Grahams channel sibling rivalry, bring competitiveness to Tiger Hoops


It would take a second glance for a spectator of Occidental women’s basketball to notice the strange resemblance between two of the new additions to this season’s team. Biology major Eda Graham (junior) and sociology major Haley Graham (first-year) play entirely different positions — the former a slasher-type forward and the latter a shooting guard — in addition to having opposite personalities.

And yet there is something about the way they run, their similar playing style and their lanky body types that gives them away.

As it turns out, the pair is sisters both matriculated to the college this year — Haley from Ventura High School, and Eda from Ventura College.

“It’s really funny how similar they are and how different they are at the same time,” Tiger head coach Anahit Aladzhanyan ‘07 said. “They couldn’t be any more different personality-wise, but there are little tendencies. Haley is very straightforward, cut-and-dried and more social. Eda is very intelligent; social as well, but it’s different.”

Aladzhanyan approached Haley as a senior in high school after she saw her play at a club tournament in Los Angeles and tried to recruit her for almost a year.

“Coach Heat [Aladzhanyan] basically harassed me until I agreed to come on a visit,” Haley said.

Through getting to know Haley, Aladzhanyan became aware that she had an older sister who also played basketball and was applying to four-year colleges. Eda, who had not known of Occidental before Haley became interested, reached out to her future coach, who then watched her play in a tournament in Glendale. Both girls were accepted last spring, and the rest is history.

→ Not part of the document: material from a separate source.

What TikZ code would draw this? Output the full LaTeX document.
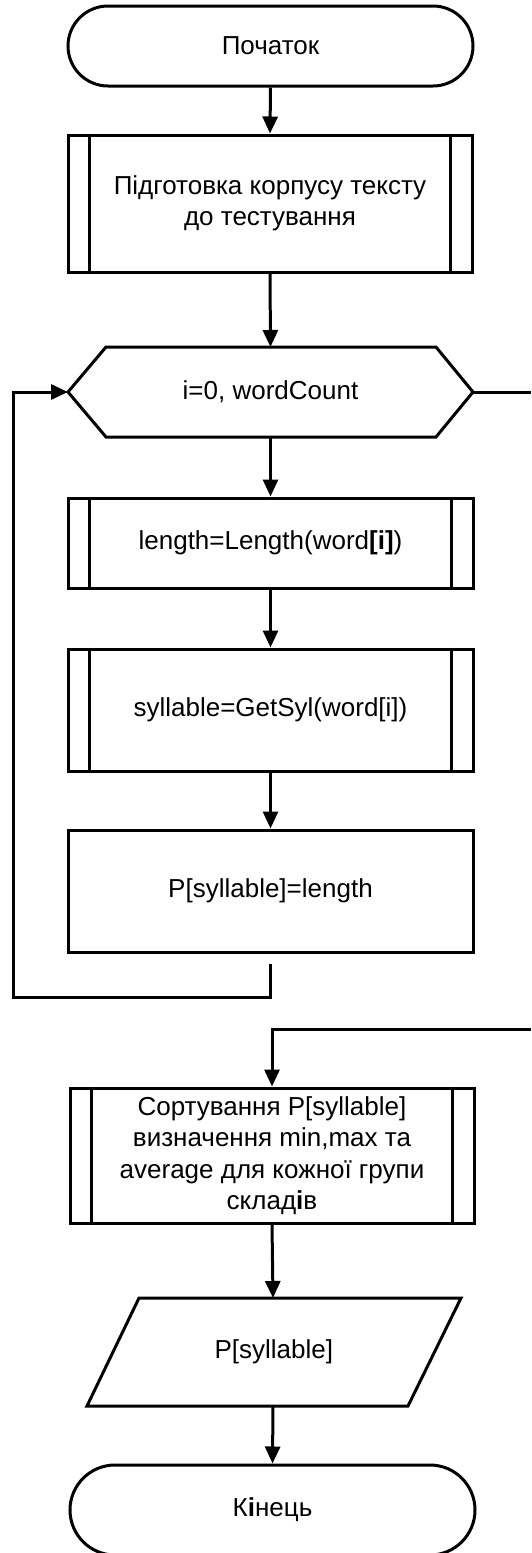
\documentclass[tikz,border=0pt]{standalone}
\usepackage{fontspec}
\setmainfont{Liberation Sans}
\usetikzlibrary{arrows.meta,calc}
\begin{document}
\begin{tikzpicture}[x=1pt,y=1pt,
  shapeline/.style={draw=black,line width=3pt,line join=miter},
  txt/.style={font=\fontsize{26}{31.5}\selectfont,align=center,inner sep=0pt},
  term/.style={shapeline,txt,rectangle,minimum width=405pt,minimum height=#1,rounded corners=#1/2},
  proc/.style={shapeline,txt,rectangle,minimum width=405pt,minimum height=#1},
  subline/.style={draw=black,line width=3pt},
  subproc/.style={proc=#1,append after command={
      ([xshift=23pt]\tikzlastnode.north west) edge[subline] ([xshift=23pt]\tikzlastnode.south west)
      ([xshift=-23pt]\tikzlastnode.north east) edge[subline] ([xshift=-23pt]\tikzlastnode.south east)}},
  flow/.style={draw=black,line width=3pt,-{Triangle[length=17pt,width=15pt]}},
  plain/.style={draw=black,line width=3pt}
]
\useasboundingbox (0,0) rectangle (531,-1553);

\node[term=80pt] (start) at (270.5,-46) {Початок};
\node[subproc=137pt,minimum width=404pt] (b1) at (270,-203.5) {Підготовка корпусу тексту\\до тестування};

% loop hexagon
\node[txt] (hex) at (270.5,-392) {i=0, wordCount};
\coordinate (hexL) at (68,-392);
\coordinate (hexR) at (473,-392);
\coordinate (hexT) at (270.5,-347);
\coordinate (hexB) at (270.5,-437);
\draw[shapeline] (hexL) -- (106,-347) -- (436,-347) -- (hexR) -- (436,-437) -- (106,-437) -- cycle;

\node[subproc=90pt] (b2) at (270.5,-543) {length=Length(word\textbf{[i]})};
\node[subproc=122pt] (b3) at (270.5,-710) {syllable=GetSyl(word[i])};
\node[proc=122pt] (b4) at (270.5,-891) {P[syllable]=length};

\node[subproc=135pt,minimum width=404pt] (b5) at (272,-1155.5) {Сортування P[syllable]\\визначення min,max та\\average для кожної групи\\склад\textbf{і}в};

% output parallelogram
\node[txt] (par) at (273.75,-1352) {P[syllable]};
\coordinate (parT) at (273,-1298);
\coordinate (parB) at (273,-1406);
\draw[shapeline] (139,-1298) -- (461,-1298) -- (408,-1406) -- (87,-1406) -- cycle;

\node[term=90pt] (end) at (272.5,-1510) {К\textbf{і}нець};

% connectors
\draw[flow] (start.south) -- (b1.north);
\draw[flow] (b1.south) -- (hexT);
\draw[flow] (hexB) -- (b2.north);
\draw[flow] (b2.south) -- (b3.north);
\draw[flow] (b3.south) -- (b4.north);

\coordinate (l0) at ($(b4.south)+(0,-10)$);
\coordinate (lc) at (13,-997);
\draw[flow] (l0) |- (lc) |- (hexL);

\coordinate (ex1) at (531,-392);
\coordinate (ex2) at (531,-1029);
\draw[plain] (hexR) -- (ex1);
\draw[flow] (ex2) -| (b5.north);

\draw[flow] (b5.south) -- (parT);
\draw[flow] (parB) -- (end.north);
\end{tikzpicture}
\end{document}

Still, the decision to spend two years together at a school of barely over 2,000 students was a weighty one for the lifelong comrades and competitors.

“When I first realized it was going to happen I wasn’t thrilled about it,” Haley said. “I wanted my freedom. But we never see each other, really, except for practice. I would actually say it’s helped our relationship because we have space from each other, but we’re always there to have each other’s back.”

For her sister, it was a bonus from the start.

“I was excited; really, really excited,” Eda said. “It was a new chapter in my life that I hadn’t had before. Plus, it’s like you’re going to a new school with your family member, which automatically brings a level of comfort.”

Both sisters cite their father, Richard Graham, as their basketball mentor. He played basketball both in high school and when he attended Ventura College.

The Grahams started playing in local youth leagues during elementary school, joining club teams a few years later and eventually playing for the same high school. But since Haley is two years younger and was on the junior varsity team when Eda played varsity, the two never played on the same squad together before coming to Occidental. If they had, the results may have been tense.

According to the sisters, they had a competitive relationship with basketball in their younger days. Rarely did they play one-on-one together.

“I think we were equally each other’s bosses,” Eda said. “Growing up, she was always a lot smaller than I was. I had authority just by sheer size. She used her words more. We butted heads a lot.”

According to Tiger captain Michelle Naito-Lo (senior), however, the Grahams’ relationship has changed throughout the season.

“At the beginning of the year, they were kind of distancing themselves from each other,” Naito-Lo said. “But as the season has progressed, they have definitely leaned on each other to help support them through our really long season.”

In fact, Eda is looking forward to playing with her sister on the court more often next year.

“Both of us being at a point where we are in our lives, I think this is the best possible time to have the best possible experience together,” Eda said.

On this, the sisters agree.

“It’s really unique that you get to go to high school with your sister and then the same college,” Haley said. “I think that most people would say ‘No, I don’t want that, I want to do my own thing.’ It’s amazing how much it actually helps knowing she’s here, even if I don’t see her.”